The University created the fund in response to “concern about how precarious research funding is right now, particularly in politically sensitive areas,” Savitz said.


“There have been proposals to dramatically increase funding for defense and homeland security that would come at the expense of funding for agencies that support university-based research,” Locke wrote in an email to The Herald. Sharp cuts into these agencies’ budgets could stop ongoing University research projects, he added.


Although the fund is meant to cover all types of research, investigations in some areas are more prone to be defunded than others, Savitz said. Research in climate change, clean energy, contraception or pregnancy termination and social or behavioral science are all in particular danger of losing funding, Locke wrote in a press release.


Agencies such as the Environmental Protection Agency and the National Oceanic and Atmospheric Administration fund most climate research, said Baylor Fox-Kemper, associate professor of earth, environmental and planetary sciences.

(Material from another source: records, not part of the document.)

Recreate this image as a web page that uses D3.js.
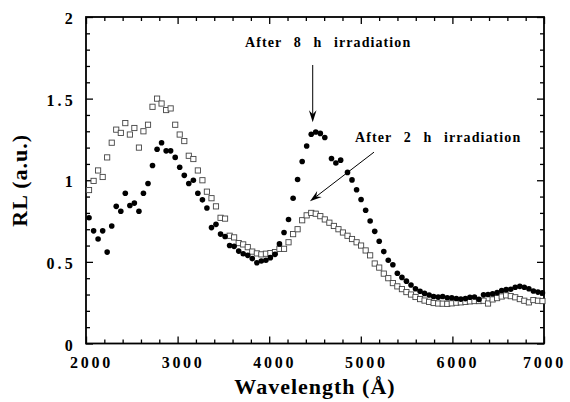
<!DOCTYPE html>
<html>
<head>
<meta charset="utf-8">
<script src="https://cdn.jsdelivr.net/npm/d3@7"></script>
<style>
  html, body { margin: 0; padding: 0; background: #fff; }
</style>
</head>
<body>
<svg id="chart" width="570" height="402"></svg>
<script>
// ---- data ----
const wavelength2h = [2033,2083,2132,2182,2231,2281,2330,2380,2429,2479,
  2528,2578,2627,2677,2726,2776,2825,2875,2924,2974,
  3023,3073,3122,3172,3221,3271,3320,3370,3419,3469,
  3518,3568,3617,3667,3716,3766,3815,3865,3914,3964,
  4013,4063,4112,4162,4211,4261,4310,4360,4409,4459,
  4508,4558,4607,4657,4706,4756,4805,4855,4904,4954,
  5003,5053,5102,5152,5201,5251,5300,5350,5399,5449,
  5498,5548,5597,5647,5696,5746,5795,5845,5894,5944,
  5993,6043,6092,6142,6191,6241,6290,6340,6389,6439,
  6488,6538,6587,6637,6686,6736,6785,6835,6884,6934,6983];
const rl2h = [0.94,0.996,1.06,1.02,1.14,1.23,1.31,1.29,1.35,1.28,
  1.32,1.20,1.30,1.34,1.45,1.50,1.47,1.43,1.44,1.34,
  1.28,1.24,1.15,1.13,1.06,1.00,0.93,0.89,0.84,0.77,
  0.765,0.66,0.65,0.615,0.607,0.59,0.563,0.552,0.546,0.55,
  0.554,0.56,0.58,0.58,0.62,0.67,0.70,0.755,0.785,0.80,
  0.795,0.78,0.76,0.74,0.72,0.70,0.68,0.66,0.64,0.62,
  0.60,0.57,0.54,0.49,0.465,0.428,0.40,0.37,0.35,0.333,
  0.315,0.30,0.285,0.272,0.263,0.255,0.248,0.245,0.244,0.243,
  0.246,0.25,0.252,0.255,0.258,0.26,0.26,0.262,0.245,0.27,
  0.278,0.288,0.295,0.29,0.283,0.272,0.262,0.252,0.266,0.262,0.26];

const wavelength8h = [2033,2083,2132,2182,2231,2281,2330,2380,2429,2479,
  2528,2578,2627,2677,2726,2776,2825,2875,2924,2974,
  3023,3073,3122,3172,3221,3271,3320,3370,3419,3469,
  3518,3568,3617,3667,3716,3766,3815,3865,3914,3964,
  4013,4063,4112,4162,4211,4261,4310,4360,4409,4459,
  4508,4558,4607,4680,4728,4780,4855,4904,4954,
  5003,5053,5102,5152,5201,5251,5300,5350,5399,5449,
  5498,5548,5597,5647,5696,5746,5795,5845,5894,5944,
  5993,6043,6092,6142,6191,6241,6290,6340,6389,6439,
  6488,6538,6587,6637,6686,6736,6785,6835,6884,6934,6983];
const rl8h = [0.77,0.69,0.64,0.69,0.56,0.72,0.84,0.81,0.92,0.845,
  0.86,0.81,0.92,0.98,1.09,1.19,1.23,1.18,1.18,1.14,
  1.08,1.03,0.98,1.00,0.92,0.88,0.83,0.71,0.73,0.67,
  0.655,0.60,0.595,0.566,0.55,0.54,0.52,0.495,0.505,0.51,
  0.526,0.546,0.61,0.68,0.76,0.89,1.005,1.115,1.21,1.282,
  1.296,1.287,1.262,1.133,1.106,1.123,1.048,1.002,0.942,
  0.882,0.816,0.75,0.687,0.626,0.563,0.51,0.482,0.43,0.405,
  0.382,0.358,0.335,0.32,0.307,0.297,0.288,0.284,0.288,0.28,
  0.28,0.276,0.272,0.275,0.283,0.285,0.27,0.298,0.30,0.305,
  0.312,0.325,0.33,0.332,0.345,0.35,0.345,0.335,0.322,0.315,0.31];

const xMajorTicks = [2000,3000,4000,5000,6000,7000];
const xTickLabels = ["2000","3000","4000","5000","6000","7000"];
const yMajorTicks = [0,0.5,1,1.5,2];
const yTickLabels = ["0","0.5","1","1.5","2"];

const annotationTexts = ["After 8 h irradiation", "After 2 h irradiation"];
// [text x (Å), text y (a.u.)], arrow [from λ, from RL, to λ, to RL]
const annotationTextPos = [[3736,1.816],[4937,1.233]];
const annotationArrows = [[4475,1.706,4475,1.356],[5144,1.172,4445,0.871]];

const xLabel = "Wavelength (\u00C5)";
const yLabel = "RL (a.u.)";

// ---- drawing ----
const FONT = '"Liberation Serif", "Times New Roman", Times, "Nimbus Roman", "DejaVu Serif", serif';
const svg = d3.select("#chart");
const x = d3.scaleLinear().domain([2000,7000]).range([86,544]);
const y = d3.scaleLinear().domain([0,2]).range([343.5,17]);
const X0 = x.range()[0], X1 = x.range()[1], Y0 = y.range()[0], Y1 = y.range()[1];

const xMinor = d3.range(2000,7001,200).filter(v => v % 1000 !== 0);
const yMinor = d3.range(0,21,1).map(v => v/10).filter(v => Math.abs(v*2 - Math.round(v*2)) > 1e-6);

function styleAxis(g){
  g.select(".domain").remove();
  g.selectAll(".tick line").attr("stroke","#000").attr("stroke-width",1.3);
}
function styleLabels(g, ls){
  g.selectAll("text")
    .style("font-family",FONT).style("font-weight","bold").style("font-size","16px")
    .style("letter-spacing",ls+"px").attr("fill","#000");
}

// bottom
svg.append("g").attr("transform",`translate(0,${Y0})`)
  .call(d3.axisBottom(x).tickValues(xMajorTicks).tickSize(-7).tickPadding(13)
    .tickFormat((d,i)=>xTickLabels[i]))
  .call(styleAxis).call(g=>styleLabels(g,2.7))
  .call(g=>g.selectAll("text").attr("dx",(d,i,n)=> i===n.length-1 ? 0 : 5));
svg.append("g").attr("transform",`translate(0,${Y0})`)
  .call(d3.axisBottom(x).tickValues(xMinor).tickSize(-4).tickFormat(""))
  .call(styleAxis);
// top
svg.append("g").attr("transform",`translate(0,${Y1})`)
  .call(d3.axisTop(x).tickValues(xMajorTicks).tickSize(-7).tickFormat(""))
  .call(styleAxis);
svg.append("g").attr("transform",`translate(0,${Y1})`)
  .call(d3.axisTop(x).tickValues(xMinor).tickSize(-4).tickFormat(""))
  .call(styleAxis);
// left
svg.append("g").attr("transform",`translate(${X0},0)`)
  .call(d3.axisLeft(y).tickValues(yMajorTicks).tickSize(-7).tickPadding(10)
    .tickFormat((d,i)=>yTickLabels[i]))
  .call(styleAxis).call(g=>styleLabels(g,3.2))
  .call(g=>g.selectAll("text").attr("dy","0.42em"));
svg.append("g").attr("transform",`translate(${X0},0)`)
  .call(d3.axisLeft(y).tickValues(yMinor).tickSize(-4).tickFormat(""))
  .call(styleAxis);
// right
svg.append("g").attr("transform",`translate(${X1},0)`)
  .call(d3.axisRight(y).tickValues(yMajorTicks).tickSize(-7).tickFormat(""))
  .call(styleAxis);
svg.append("g").attr("transform",`translate(${X1},0)`)
  .call(d3.axisRight(y).tickValues(yMinor).tickSize(-4).tickFormat(""))
  .call(styleAxis);

// frame
svg.append("rect").attr("x",X0).attr("y",Y1).attr("width",X1-X0).attr("height",Y0-Y1)
  .attr("fill","none").attr("stroke","#000").attr("stroke-width",1.8);

// squares (2 h)
const s = 5.2;
svg.append("g").selectAll("rect").data(wavelength2h.map((w,i)=>[w,rl2h[i]])).join("rect")
  .attr("x",d=>x(d[0])-s/2).attr("y",d=>y(d[1])-s/2).attr("width",s).attr("height",s)
  .attr("fill","#fff").attr("stroke","#444").attr("stroke-width",0.9);

// circles (8 h)
svg.append("g").selectAll("circle").data(wavelength8h.map((w,i)=>[w,rl8h[i]])).join("circle")
  .attr("cx",d=>x(d[0])).attr("cy",d=>y(d[1])).attr("r",2.8).attr("fill","#000");

// annotations
annotationTexts.forEach((t,i)=>{
  svg.append("text").attr("x",x(annotationTextPos[i][0])).attr("y",y(annotationTextPos[i][1]))
    .style("font-family",FONT).style("font-weight","bold").style("font-size","14px")
    .style("letter-spacing","1.1px").style("word-spacing","7px").attr("fill","#000").text(t);
});
annotationArrows.forEach(a=>{
  const x1=x(a[0]), y1=y(a[1]), x2=x(a[2]), y2=y(a[3]);
  const ang = Math.atan2(y2-y1, x2-x1);
  const L = 12, W = 3.8, N = 8;
  const ux=Math.cos(ang), uy=Math.sin(ang), px=-uy, py=ux;
  svg.append("line").attr("x1",x1).attr("y1",y1).attr("x2",x2-ux*N).attr("y2",y2-uy*N)
    .attr("stroke","#000").attr("stroke-width",1);
  const p = [[x2,y2],[x2-ux*L+px*W,y2-uy*L+py*W],[x2-ux*N,y2-uy*N],[x2-ux*L-px*W,y2-uy*L-py*W]];
  svg.append("path").attr("d","M"+p.map(q=>q.join(",")).join("L")+"Z").attr("fill","#000");
});

// axis titles
svg.append("text").attr("x",(X0+X1)/2).attr("y",394).attr("text-anchor","middle")
  .style("font-family",FONT).style("font-weight","bold").style("font-size","22px")
  .style("letter-spacing","1px").attr("fill","#000").text(xLabel);
svg.append("text").attr("transform",`translate(27,${(Y0+Y1)/2}) rotate(-90)`).attr("text-anchor","middle")
  .style("font-family",FONT).style("font-weight","bold").style("font-size","22px")
  .style("letter-spacing","1px").attr("fill","#000").text(yLabel);
</script>
</body>
</html>
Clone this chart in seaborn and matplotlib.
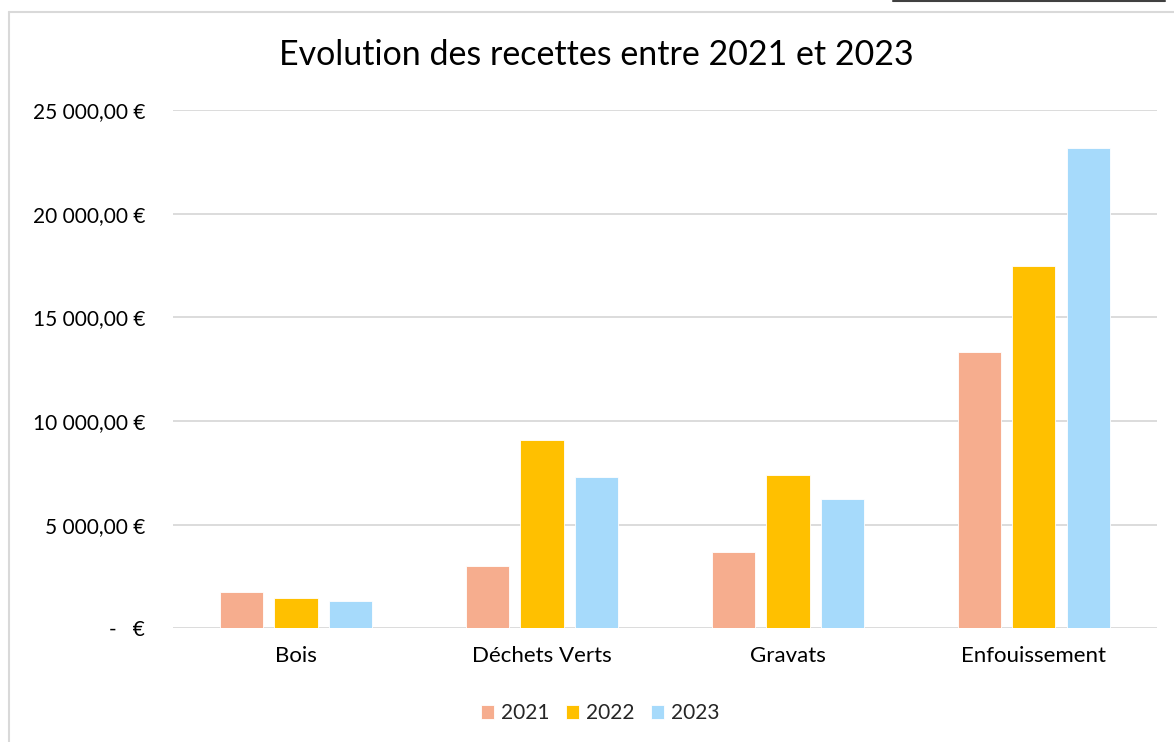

President Trump’s recently proposed budget cuts would, if carried out, make such agencies “incapable of doing their work,” he added.


The amount of money committed to the emergency fund “was based on the volume of research we currently have that is in these vulnerable areas,” Savitz said. The money, which will come from general University reserves, is meant to cover all of the current research that might face sudden cuts in the near future, he added.


The amount of money allocated to researchers will depend on “what’s needed to bring the project to an orderly close,” Savitz said. The money will not be used to complete these projects, but will instead allow them to shut down systematically — ideally in a way that would allow them to restart if funding returns. For example, researchers would need time to archive data for future access, store specimens and pay laboratory assistants for their work, Savitz added.


The University had to create a similar emergency fund during the 2013 government shutdown and budget sequestration so that active projects could continue, Locke wrote, adding that “this (new) program is modeled on that earlier plan.”


But budget changes during that period carried different implications about the allocation of research funding, Savitz said. While 2013 saw a temporary drop in government research funding, researchers now worry about permanent cuts.


“It’s a wonderful thing that we’re in a university that can afford to (provide emergency funds),” Fox-Kemper said. But the fund will not be able to address long-term cuts in funding, and such cuts could do extensive damage to progress in climate research and other fields that are at risk.


But Savitz believes that long-term gradual decreases in funding are “more likely to happen” and “more threatening” than an abrupt cut to resources. To prepare for this threat, the University is working to diversify its funding and seek support from private foundations and corporations.


The budget proposed by the Trump administration demonstrates an unsettling hostility toward climate science — and other sciences — from a government that, until recently, was its most important source of support, Fox-Kemper said, as “virtually all” of his field’s current funding comes from government sources. “I’m worried when non-scientists try to make decisions about what types of science are important,” he said.